• _Stated task_
Skip the pictures. Set down, word for word, the lines from the start of the material up to and including the line with "-2.1], [6.2, -2.55]];".

• _Information shown_
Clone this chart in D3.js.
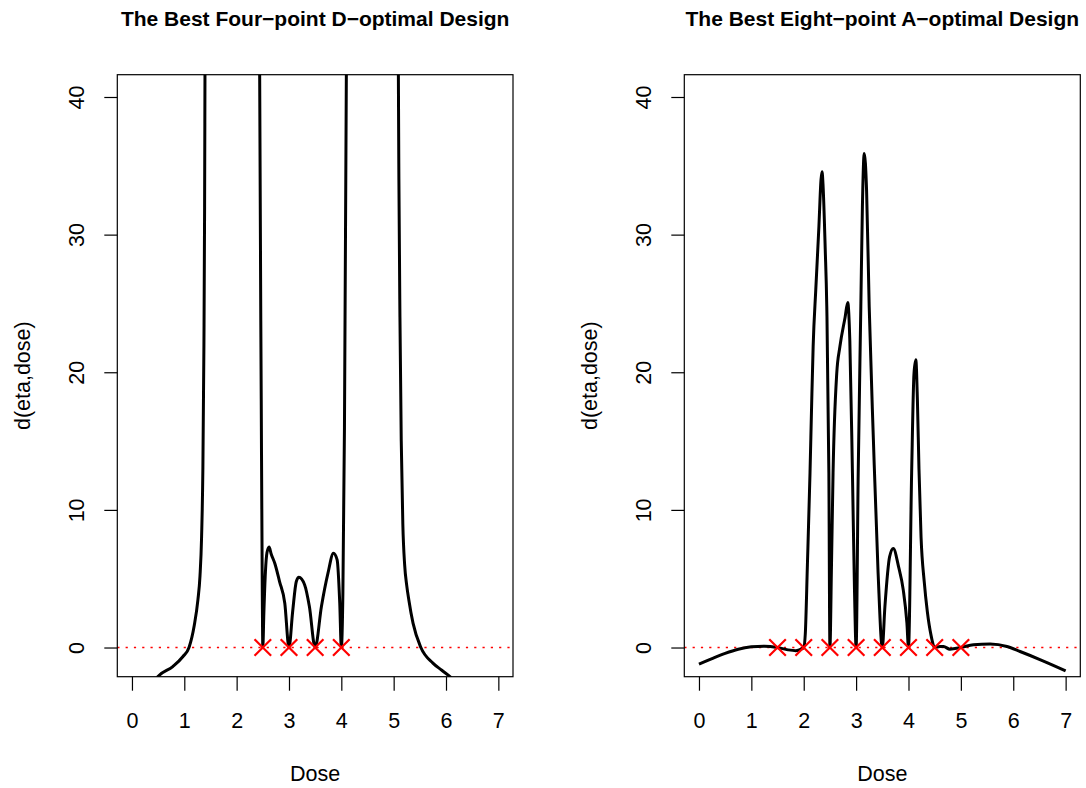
<!DOCTYPE html>
<html>
<head>
<meta charset="utf-8">
<script src="https://cdn.jsdelivr.net/npm/d3@7"></script>
<style>
  body { margin: 0; background: #fff; }
  svg { display: block; font-family: "Liberation Sans", Arial, Helvetica, sans-serif; }
</style>
</head>
<body>
<svg id="canvas" width="1086" height="788"></svg>
<script>
// axis settings
const doseTicks = [0, 1, 2, 3, 4, 5, 6, 7];
const etaTicks = [0, 10, 20, 30, 40];
const doseLim = [0, 7];
const etaLim = [-0.5, 40];

// left panel: four-point D-optimal design
const leftTitle = "The Best Four\u2212point D\u2212optimal Design";
const leftDesign = [2.5, 3, 3.5, 4];
const leftBranchA = [[0.4, -2.6], [0.497, -2.1], [0.78, -1.38], [0.975, -0.65], [1.09, 0], [1.19, 1.6],
  [1.26, 3.46], [1.3, 5.2], [1.33, 8], [1.355, 13], [1.375, 22], [1.388, 32], [1.395, 41.6], [1.405, 55]];
const leftBranchB = [[2.43, 55], [2.44, 41.6], [2.47, 18], [2.49, 4], [2.5, 0], [2.52, 2.5], [2.55, 5.5],
  [2.58, 6.9], [2.62, 7.3], [2.66, 6.8], [2.73, 6.1], [2.82, 4.79], [2.92, 3.22], [3.0, 0], [3.07, 2.6],
  [3.14, 4.8], [3.19, 5.11], [3.3, 4.55], [3.39, 2.98], [3.5, 0], [3.62, 2.98], [3.745, 5.4], [3.85, 6.85],
  [3.92, 6.37], [3.97, 3.22], [4.0, 0], [4.03, 4], [4.06, 16], [4.096, 41.6], [4.11, 55]];
const leftBranchC = [[5.08, 55], [5.09, 41.6], [5.1, 34], [5.12, 24], [5.145, 15], [5.175, 9], [5.21, 6],
  [5.25, 4.5], [5.29, 3.46], [5.37, 1.77], [5.52, 0], [5.75, -1.13], [5.92, -1.65], [6.07, -2.1], [6.2, -2.55]];

// right panel: eight-point A-optimal design
const rightTitle = "The Best Eight\u2212point A\u2212optimal Design";
const rightDesign = [1.5, 2, 2.5, 3, 3.5, 4, 4.5, 5];
const rightCurve = [[0, -1.21], [0.25, -0.8], [0.5, -0.42], [0.75, -0.12], [1.0, 0.05], [1.25, 0.1], [1.5, 0],
  [1.7, -0.17], [1.85, -0.23], [1.95, -0.12], [2.0, 0], [2.03, 1.0], [2.07, 6], [2.12, 12.7], [2.15, 17.5],
  [2.18, 21.9], [2.23, 26], [2.29, 30.6], [2.33, 34], [2.35, 34.56], [2.37, 33.5], [2.41, 29], [2.44, 24.8],
  [2.48, 12.7], [2.5, 0], [2.53, 6], [2.56, 12.7], [2.63, 19.9], [2.69, 21.85], [2.79, 24.0], [2.84, 25.07],
  [2.88, 22.3], [2.93, 12.66], [2.97, 4], [3.0, 0], [3.04, 12.66], [3.09, 24.75], [3.12, 32.0], [3.155, 35.9],
  [3.2, 33.2], [3.25, 24.75], [3.33, 15.1], [3.42, 5.4], [3.5, 0], [3.55, 2.98], [3.64, 6.6], [3.71, 7.2],
  [3.81, 5.88], [3.9, 4.19], [3.97, 1.77], [4.0, 0], [4.06, 12.66], [4.105, 19.9], [4.14, 20.9], [4.17, 18],
  [4.2, 13], [4.24, 8], [4.3, 4.8], [4.36, 2.6], [4.43, 0.9], [4.5, 0], [4.6, 0.07], [4.67, 0.07], [4.79, -0.12],
  [5.0, 0], [5.24, 0.2], [5.56, 0.25], [5.88, 0.07], [6.13, -0.29], [6.52, -0.89], [7.0, -1.69]];

const svg = d3.select("#canvas");

/* R style axis limits: 4% padding on each side */
function padded(lim) {
  const d = (lim[1] - lim[0]) * 0.04;
  return [lim[0] - d, lim[1] + d];
}

function drawPanel(p) {
  const x = d3.scaleLinear().domain(padded(doseLim)).range([p.left, p.right]);
  const y = d3.scaleLinear().domain(padded(etaLim)).range([p.bottom, p.top]);
  const g = svg.append("g");

  g.append("clipPath").attr("id", p.id)
    .append("rect")
    .attr("x", p.left).attr("y", p.top)
    .attr("width", p.right - p.left).attr("height", p.bottom - p.top);

  // red dotted reference at zero
  g.append("line")
    .attr("x1", p.left).attr("x2", p.right)
    .attr("y1", y(0)).attr("y2", y(0))
    .style("stroke", "#ff0000")
    .style("stroke-width", 1.4)
    .style("stroke-dasharray", "2.2,6.1");

  const line = d3.line()
    .x(d => x(d[0]))
    .y(d => y(d[1]))
    .curve(d3.curveMonotoneX);

  g.append("g").attr("clip-path", `url(#${p.id})`)
    .selectAll("path")
    .data(p.branches)
    .enter()
    .append("path")
    .attr("d", line)
    .attr("fill", "none")
    .attr("stroke", "#000")
    .attr("stroke-width", 3)
    .attr("stroke-linejoin", "round");

  // design points as crosses
  const s = 8.3;
  g.append("g").selectAll("path")
    .data(p.design)
    .enter()
    .append("path")
    .attr("d", d => {
      const cx = x(d), cy = y(0);
      return `M${cx - s},${cy - s}L${cx + s},${cy + s}M${cx - s},${cy + s}L${cx + s},${cy - s}`;
    })
    .attr("stroke", "#ff0000")
    .attr("stroke-width", 2.2)
    .attr("fill", "none");

  // box
  g.append("rect")
    .attr("x", p.left).attr("y", p.top)
    .attr("width", p.right - p.left).attr("height", p.bottom - p.top)
    .attr("fill", "none")
    .attr("stroke", "#000")
    .attr("stroke-width", 1.2);

  // axes
  const xAxis = g.append("g")
    .attr("transform", `translate(0,${p.bottom})`)
    .call(d3.axisBottom(x).tickValues(doseTicks).tickFormat(d3.format("d")).tickSize(14).tickPadding(22));
  const yAxis = g.append("g")
    .attr("transform", `translate(${p.left},0)`)
    .call(d3.axisLeft(y).tickValues(etaTicks).tickFormat(d3.format("d")).tickSize(13));

  [xAxis, yAxis].forEach(a => {
    a.select(".domain").remove();
    a.selectAll(".tick line").attr("stroke", "#000").attr("stroke-width", 1.2);
    a.selectAll("text").attr("fill", "#000").style("font-size", "21.5px").attr("font-family", null);
  });
  yAxis.selectAll("text")
    .attr("x", 0).attr("dy", 0)
    .attr("text-anchor", "middle")
    .attr("transform", "translate(-33.3,0) rotate(-90)");

  // titles and labels
  const cx = (p.left + p.right) / 2;
  g.append("text")
    .attr("x", cx).attr("y", 26)
    .attr("text-anchor", "middle")
    .style("font-size", "21px")
    .style("font-weight", "bold")
    .text(p.title);
  g.append("text")
    .attr("x", cx).attr("y", 781)
    .attr("text-anchor", "middle")
    .style("font-size", "21.5px")
    .text("Dose");
  g.append("text")
    .attr("transform", `translate(${p.left - 87},${(p.top + p.bottom) / 2}) rotate(-90)`)
    .attr("text-anchor", "middle")
    .style("font-size", "21.5px")
    .text("d(eta,dose)");
}

drawPanel({
  id: "clipL", left: 117.3, right: 513, top: 74.7, bottom: 676.7,
  title: leftTitle, design: leftDesign, branches: [leftBranchA, leftBranchB, leftBranchC]
});
drawPanel({
  id: "clipR", left: 684.3, right: 1080.3, top: 74.7, bottom: 676.7,
  title: rightTitle, design: rightDesign, branches: [rightCurve]
});
</script>
</body>
</html>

• _Exercise response_
Clone this chart in D3.js.
<!DOCTYPE html>
<html>
<head>
<meta charset="utf-8">
<script src="https://cdn.jsdelivr.net/npm/d3@7"></script>
<style>
  body { margin: 0; background: #fff; }
  svg { display: block; font-family: "Liberation Sans", Arial, Helvetica, sans-serif; }
</style>
</head>
<body>
<svg id="canvas" width="1086" height="788"></svg>
<script>
// axis settings
const doseTicks = [0, 1, 2, 3, 4, 5, 6, 7];
const etaTicks = [0, 10, 20, 30, 40];
const doseLim = [0, 7];
const etaLim = [-0.5, 40];

// left panel: four-point D-optimal design
const leftTitle = "The Best Four\u2212point D\u2212optimal Design";
const leftDesign = [2.5, 3, 3.5, 4];
const leftBranchA = [[0.4, -2.6], [0.497, -2.1], [0.78, -1.38], [0.975, -0.65], [1.09, 0], [1.19, 1.6],
  [1.26, 3.46], [1.3, 5.2], [1.33, 8], [1.355, 13], [1.375, 22], [1.388, 32], [1.395, 41.6], [1.405, 55]];
const leftBranchB = [[2.43, 55], [2.44, 41.6], [2.47, 18], [2.49, 4], [2.5, 0], [2.52, 2.5], [2.55, 5.5],
  [2.58, 6.9], [2.62, 7.3], [2.66, 6.8], [2.73, 6.1], [2.82, 4.79], [2.92, 3.22], [3.0, 0], [3.07, 2.6],
  [3.14, 4.8], [3.19, 5.11], [3.3, 4.55], [3.39, 2.98], [3.5, 0], [3.62, 2.98], [3.745, 5.4], [3.85, 6.85],
  [3.92, 6.37], [3.97, 3.22], [4.0, 0], [4.03, 4], [4.06, 16], [4.096, 41.6], [4.11, 55]];
const leftBranchC = [[5.08, 55], [5.09, 41.6], [5.1, 34], [5.12, 24], [5.145, 15], [5.175, 9], [5.21, 6],
  [5.25, 4.5], [5.29, 3.46], [5.37, 1.77], [5.52, 0], [5.75, -1.13], [5.92, -1.65], [6.07, -2.1], [6.2, -2.55]];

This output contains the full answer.